**Exercise:** Return each line of the records holding the string "What".

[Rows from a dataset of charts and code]
>> begin
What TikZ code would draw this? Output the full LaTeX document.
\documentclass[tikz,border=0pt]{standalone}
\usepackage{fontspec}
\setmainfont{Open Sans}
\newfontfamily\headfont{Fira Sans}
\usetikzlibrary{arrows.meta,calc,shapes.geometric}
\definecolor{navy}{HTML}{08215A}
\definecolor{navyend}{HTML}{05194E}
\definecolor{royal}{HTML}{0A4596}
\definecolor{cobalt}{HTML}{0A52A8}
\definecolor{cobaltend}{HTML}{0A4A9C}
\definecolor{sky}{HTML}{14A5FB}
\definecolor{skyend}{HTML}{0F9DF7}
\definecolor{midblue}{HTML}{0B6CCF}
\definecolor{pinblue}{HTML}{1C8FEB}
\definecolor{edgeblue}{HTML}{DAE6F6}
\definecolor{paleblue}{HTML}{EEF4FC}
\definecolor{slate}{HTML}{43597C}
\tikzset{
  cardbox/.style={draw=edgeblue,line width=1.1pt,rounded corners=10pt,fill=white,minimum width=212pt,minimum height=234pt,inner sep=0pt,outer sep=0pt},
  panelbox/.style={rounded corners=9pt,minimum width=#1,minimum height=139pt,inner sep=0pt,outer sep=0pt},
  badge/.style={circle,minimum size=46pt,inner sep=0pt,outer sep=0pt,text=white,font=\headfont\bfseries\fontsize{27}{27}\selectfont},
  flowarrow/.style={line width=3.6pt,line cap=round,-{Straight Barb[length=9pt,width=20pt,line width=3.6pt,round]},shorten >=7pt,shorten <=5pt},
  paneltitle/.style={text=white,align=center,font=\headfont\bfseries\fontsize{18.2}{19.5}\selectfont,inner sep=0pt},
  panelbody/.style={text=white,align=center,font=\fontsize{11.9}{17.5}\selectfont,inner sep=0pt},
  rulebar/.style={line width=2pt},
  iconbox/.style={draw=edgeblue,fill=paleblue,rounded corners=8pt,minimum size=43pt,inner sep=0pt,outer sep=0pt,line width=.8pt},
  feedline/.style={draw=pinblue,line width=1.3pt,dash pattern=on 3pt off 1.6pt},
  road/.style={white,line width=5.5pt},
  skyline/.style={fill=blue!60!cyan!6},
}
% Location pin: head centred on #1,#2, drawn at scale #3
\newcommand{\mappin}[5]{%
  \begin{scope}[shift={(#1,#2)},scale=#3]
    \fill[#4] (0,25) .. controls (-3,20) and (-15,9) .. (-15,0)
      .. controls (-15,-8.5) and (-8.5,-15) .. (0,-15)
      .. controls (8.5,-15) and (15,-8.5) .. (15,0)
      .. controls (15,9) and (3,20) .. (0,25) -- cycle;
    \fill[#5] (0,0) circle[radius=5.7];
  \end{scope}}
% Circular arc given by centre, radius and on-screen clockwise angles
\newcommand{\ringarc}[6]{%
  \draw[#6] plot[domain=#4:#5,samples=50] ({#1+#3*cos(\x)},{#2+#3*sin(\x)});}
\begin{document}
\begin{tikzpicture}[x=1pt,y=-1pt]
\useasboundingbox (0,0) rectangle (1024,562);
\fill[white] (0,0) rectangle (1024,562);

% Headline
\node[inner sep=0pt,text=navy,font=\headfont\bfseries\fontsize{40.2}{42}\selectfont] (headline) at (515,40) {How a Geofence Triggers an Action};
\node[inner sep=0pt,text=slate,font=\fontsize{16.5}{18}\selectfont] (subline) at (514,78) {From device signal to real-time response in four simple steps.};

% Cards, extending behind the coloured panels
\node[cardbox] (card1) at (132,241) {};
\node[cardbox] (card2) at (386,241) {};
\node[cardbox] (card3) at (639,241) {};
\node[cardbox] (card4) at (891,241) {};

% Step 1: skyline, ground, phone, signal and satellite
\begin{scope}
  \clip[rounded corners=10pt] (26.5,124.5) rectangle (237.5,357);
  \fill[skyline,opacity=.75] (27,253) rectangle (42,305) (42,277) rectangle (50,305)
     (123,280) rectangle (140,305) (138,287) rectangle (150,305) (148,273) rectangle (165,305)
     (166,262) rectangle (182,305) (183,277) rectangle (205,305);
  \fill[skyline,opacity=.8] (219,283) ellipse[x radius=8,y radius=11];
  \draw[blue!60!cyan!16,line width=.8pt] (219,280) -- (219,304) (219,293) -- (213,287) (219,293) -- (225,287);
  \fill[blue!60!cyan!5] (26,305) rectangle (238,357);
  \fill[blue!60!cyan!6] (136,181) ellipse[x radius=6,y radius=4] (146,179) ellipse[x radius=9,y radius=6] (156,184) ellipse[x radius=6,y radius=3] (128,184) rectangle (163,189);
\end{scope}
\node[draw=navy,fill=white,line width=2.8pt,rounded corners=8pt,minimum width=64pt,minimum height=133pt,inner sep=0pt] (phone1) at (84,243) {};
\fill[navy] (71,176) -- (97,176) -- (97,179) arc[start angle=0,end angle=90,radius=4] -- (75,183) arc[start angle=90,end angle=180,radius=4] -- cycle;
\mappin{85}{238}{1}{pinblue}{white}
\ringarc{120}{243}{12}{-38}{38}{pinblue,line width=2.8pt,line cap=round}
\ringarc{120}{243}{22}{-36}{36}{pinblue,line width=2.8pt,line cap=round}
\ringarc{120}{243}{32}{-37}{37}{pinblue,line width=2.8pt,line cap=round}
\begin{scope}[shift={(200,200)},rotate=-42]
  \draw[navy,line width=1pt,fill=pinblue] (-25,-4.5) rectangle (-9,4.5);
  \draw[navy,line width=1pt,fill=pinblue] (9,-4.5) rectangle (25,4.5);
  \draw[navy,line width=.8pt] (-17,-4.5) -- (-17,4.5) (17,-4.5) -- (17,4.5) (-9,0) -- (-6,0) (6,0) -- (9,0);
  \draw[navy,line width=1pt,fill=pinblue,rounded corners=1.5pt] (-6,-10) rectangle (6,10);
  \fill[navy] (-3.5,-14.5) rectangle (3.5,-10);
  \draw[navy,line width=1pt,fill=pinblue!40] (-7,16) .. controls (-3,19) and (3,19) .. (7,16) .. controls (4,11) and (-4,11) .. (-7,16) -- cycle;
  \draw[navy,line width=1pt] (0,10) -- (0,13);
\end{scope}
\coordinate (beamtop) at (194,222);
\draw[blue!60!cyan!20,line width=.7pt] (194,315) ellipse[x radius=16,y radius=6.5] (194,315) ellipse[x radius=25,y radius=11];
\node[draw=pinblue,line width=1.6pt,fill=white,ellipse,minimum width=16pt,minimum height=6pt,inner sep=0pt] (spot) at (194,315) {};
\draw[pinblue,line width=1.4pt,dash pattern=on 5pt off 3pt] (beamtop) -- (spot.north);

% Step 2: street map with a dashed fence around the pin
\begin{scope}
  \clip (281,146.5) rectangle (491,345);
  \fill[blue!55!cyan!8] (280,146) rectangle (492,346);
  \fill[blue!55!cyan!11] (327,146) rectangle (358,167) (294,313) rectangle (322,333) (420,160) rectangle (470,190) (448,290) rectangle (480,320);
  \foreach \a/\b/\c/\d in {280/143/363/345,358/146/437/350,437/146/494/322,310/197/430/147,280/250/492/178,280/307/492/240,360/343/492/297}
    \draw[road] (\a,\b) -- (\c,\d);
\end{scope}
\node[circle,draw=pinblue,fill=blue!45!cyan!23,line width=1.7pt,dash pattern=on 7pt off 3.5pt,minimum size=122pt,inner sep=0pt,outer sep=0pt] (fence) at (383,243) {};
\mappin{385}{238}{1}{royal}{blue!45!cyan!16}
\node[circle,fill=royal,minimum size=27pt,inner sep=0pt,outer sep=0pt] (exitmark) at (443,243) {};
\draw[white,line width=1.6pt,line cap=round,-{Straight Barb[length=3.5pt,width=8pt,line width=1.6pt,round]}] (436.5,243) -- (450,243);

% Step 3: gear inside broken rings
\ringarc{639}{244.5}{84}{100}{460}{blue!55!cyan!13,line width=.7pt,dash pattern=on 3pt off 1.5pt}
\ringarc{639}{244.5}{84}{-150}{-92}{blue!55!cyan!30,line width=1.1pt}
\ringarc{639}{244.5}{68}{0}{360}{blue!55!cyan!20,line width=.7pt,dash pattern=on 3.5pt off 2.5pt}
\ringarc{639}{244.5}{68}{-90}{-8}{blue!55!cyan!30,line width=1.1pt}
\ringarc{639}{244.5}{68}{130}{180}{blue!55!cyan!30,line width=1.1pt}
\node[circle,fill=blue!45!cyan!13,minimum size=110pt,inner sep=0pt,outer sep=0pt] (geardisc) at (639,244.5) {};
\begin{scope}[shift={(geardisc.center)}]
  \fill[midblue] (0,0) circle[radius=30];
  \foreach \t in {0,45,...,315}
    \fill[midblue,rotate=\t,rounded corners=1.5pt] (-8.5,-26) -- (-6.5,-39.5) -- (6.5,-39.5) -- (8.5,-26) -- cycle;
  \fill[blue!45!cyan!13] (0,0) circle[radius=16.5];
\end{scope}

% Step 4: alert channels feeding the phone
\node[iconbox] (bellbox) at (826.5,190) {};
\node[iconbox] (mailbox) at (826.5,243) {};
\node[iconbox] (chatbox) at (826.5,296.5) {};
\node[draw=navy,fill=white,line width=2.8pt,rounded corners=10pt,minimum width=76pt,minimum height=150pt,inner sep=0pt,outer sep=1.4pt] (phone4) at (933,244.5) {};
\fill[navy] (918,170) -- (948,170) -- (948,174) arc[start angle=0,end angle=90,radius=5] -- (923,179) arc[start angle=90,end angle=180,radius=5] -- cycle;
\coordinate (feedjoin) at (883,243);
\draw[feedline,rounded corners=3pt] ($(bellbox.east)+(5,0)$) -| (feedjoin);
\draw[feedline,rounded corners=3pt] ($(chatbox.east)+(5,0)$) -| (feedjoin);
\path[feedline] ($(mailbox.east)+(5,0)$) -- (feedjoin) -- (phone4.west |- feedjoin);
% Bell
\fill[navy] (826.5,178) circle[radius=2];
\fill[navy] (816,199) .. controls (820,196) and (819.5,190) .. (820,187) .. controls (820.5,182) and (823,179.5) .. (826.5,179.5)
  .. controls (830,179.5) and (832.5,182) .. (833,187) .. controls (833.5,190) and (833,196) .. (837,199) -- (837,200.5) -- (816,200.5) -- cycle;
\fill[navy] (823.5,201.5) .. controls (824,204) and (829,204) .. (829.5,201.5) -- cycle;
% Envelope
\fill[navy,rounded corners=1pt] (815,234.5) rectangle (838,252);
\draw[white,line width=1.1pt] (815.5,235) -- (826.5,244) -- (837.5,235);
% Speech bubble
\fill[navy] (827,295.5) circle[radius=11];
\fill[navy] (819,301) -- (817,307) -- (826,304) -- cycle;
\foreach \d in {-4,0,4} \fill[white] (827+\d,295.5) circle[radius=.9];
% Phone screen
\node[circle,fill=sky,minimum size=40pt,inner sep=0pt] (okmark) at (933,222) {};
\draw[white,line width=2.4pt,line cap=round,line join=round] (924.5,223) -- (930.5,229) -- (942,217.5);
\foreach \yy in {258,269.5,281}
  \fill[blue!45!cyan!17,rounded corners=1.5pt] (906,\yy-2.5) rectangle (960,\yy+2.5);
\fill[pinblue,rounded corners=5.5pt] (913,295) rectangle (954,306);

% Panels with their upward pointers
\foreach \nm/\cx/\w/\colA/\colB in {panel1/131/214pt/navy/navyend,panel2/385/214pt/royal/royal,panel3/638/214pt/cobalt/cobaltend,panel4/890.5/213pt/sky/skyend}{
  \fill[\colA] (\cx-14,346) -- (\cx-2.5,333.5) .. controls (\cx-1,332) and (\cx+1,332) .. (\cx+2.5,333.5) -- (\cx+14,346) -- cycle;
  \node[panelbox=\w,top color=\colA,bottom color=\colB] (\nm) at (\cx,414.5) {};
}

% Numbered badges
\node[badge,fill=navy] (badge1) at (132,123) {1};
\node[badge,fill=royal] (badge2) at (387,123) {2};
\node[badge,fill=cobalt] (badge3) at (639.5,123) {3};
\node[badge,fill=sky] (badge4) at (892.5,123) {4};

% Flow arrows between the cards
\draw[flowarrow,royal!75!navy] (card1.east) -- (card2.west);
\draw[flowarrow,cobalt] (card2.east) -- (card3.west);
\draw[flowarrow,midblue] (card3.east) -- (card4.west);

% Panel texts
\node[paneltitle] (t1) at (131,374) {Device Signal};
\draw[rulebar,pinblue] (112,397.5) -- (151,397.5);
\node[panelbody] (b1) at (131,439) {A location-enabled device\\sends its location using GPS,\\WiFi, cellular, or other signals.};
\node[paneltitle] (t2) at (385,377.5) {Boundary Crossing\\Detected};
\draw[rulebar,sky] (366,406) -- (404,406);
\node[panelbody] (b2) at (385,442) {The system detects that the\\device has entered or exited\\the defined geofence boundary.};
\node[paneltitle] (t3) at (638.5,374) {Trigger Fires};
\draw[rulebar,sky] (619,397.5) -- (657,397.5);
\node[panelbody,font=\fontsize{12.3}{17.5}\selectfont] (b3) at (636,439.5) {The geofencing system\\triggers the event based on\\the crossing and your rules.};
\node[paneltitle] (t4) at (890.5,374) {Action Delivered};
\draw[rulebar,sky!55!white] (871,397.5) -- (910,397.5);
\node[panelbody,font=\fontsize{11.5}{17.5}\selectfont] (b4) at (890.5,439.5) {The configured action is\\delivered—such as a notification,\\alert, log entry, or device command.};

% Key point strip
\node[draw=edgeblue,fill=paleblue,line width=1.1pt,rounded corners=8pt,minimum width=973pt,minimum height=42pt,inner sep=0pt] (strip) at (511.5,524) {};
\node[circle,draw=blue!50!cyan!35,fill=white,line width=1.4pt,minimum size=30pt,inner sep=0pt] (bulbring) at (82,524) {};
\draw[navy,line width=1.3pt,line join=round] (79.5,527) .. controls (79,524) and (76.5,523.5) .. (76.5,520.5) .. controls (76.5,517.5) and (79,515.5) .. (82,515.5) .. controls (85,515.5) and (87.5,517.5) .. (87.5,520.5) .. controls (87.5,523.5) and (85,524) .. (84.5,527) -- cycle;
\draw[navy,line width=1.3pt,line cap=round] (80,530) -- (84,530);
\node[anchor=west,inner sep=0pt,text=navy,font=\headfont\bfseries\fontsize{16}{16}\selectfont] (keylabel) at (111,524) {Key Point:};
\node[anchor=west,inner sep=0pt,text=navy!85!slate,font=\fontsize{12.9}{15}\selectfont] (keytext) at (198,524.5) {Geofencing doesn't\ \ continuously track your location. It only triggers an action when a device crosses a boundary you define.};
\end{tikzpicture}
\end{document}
>> end
>> begin
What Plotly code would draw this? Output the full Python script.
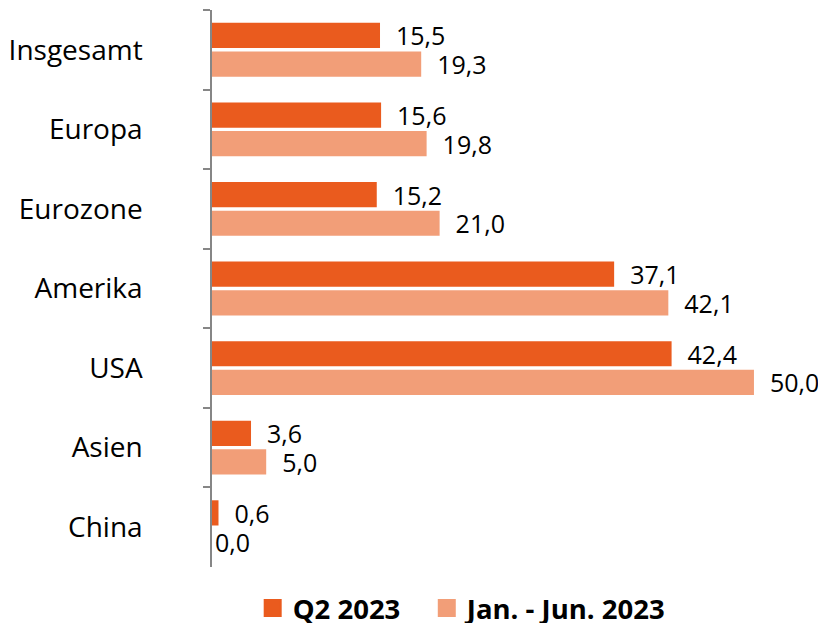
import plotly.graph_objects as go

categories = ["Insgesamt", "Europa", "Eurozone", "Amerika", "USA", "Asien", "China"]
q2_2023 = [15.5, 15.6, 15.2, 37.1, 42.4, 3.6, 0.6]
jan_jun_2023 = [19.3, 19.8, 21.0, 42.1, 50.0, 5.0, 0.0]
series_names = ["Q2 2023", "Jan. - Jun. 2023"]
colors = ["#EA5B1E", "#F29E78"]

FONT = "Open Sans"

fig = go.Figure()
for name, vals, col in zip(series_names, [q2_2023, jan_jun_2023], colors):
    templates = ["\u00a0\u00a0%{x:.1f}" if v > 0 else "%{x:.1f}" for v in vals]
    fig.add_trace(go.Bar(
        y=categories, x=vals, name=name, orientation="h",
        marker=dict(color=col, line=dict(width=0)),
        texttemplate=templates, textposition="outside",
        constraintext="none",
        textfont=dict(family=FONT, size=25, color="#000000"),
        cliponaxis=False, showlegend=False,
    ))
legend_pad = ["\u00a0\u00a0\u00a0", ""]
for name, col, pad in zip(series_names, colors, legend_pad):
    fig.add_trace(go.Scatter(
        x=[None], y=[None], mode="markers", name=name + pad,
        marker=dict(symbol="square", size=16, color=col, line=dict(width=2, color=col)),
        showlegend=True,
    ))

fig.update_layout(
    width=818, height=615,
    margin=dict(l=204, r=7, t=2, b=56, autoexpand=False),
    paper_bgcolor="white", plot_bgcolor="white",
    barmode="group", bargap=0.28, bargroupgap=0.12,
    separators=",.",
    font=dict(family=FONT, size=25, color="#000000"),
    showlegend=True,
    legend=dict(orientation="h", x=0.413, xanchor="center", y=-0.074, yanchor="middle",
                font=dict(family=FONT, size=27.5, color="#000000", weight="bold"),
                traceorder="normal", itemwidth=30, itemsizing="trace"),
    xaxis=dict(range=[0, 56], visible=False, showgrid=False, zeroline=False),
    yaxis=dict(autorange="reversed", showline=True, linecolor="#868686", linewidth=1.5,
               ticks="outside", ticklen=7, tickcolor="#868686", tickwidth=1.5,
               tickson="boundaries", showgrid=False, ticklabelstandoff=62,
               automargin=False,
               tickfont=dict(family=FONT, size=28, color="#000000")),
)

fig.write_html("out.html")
>> end
**Result for this exercise:**
What TikZ code would draw this? Output the full LaTeX document.
What Plotly code would draw this? Output the full Python script.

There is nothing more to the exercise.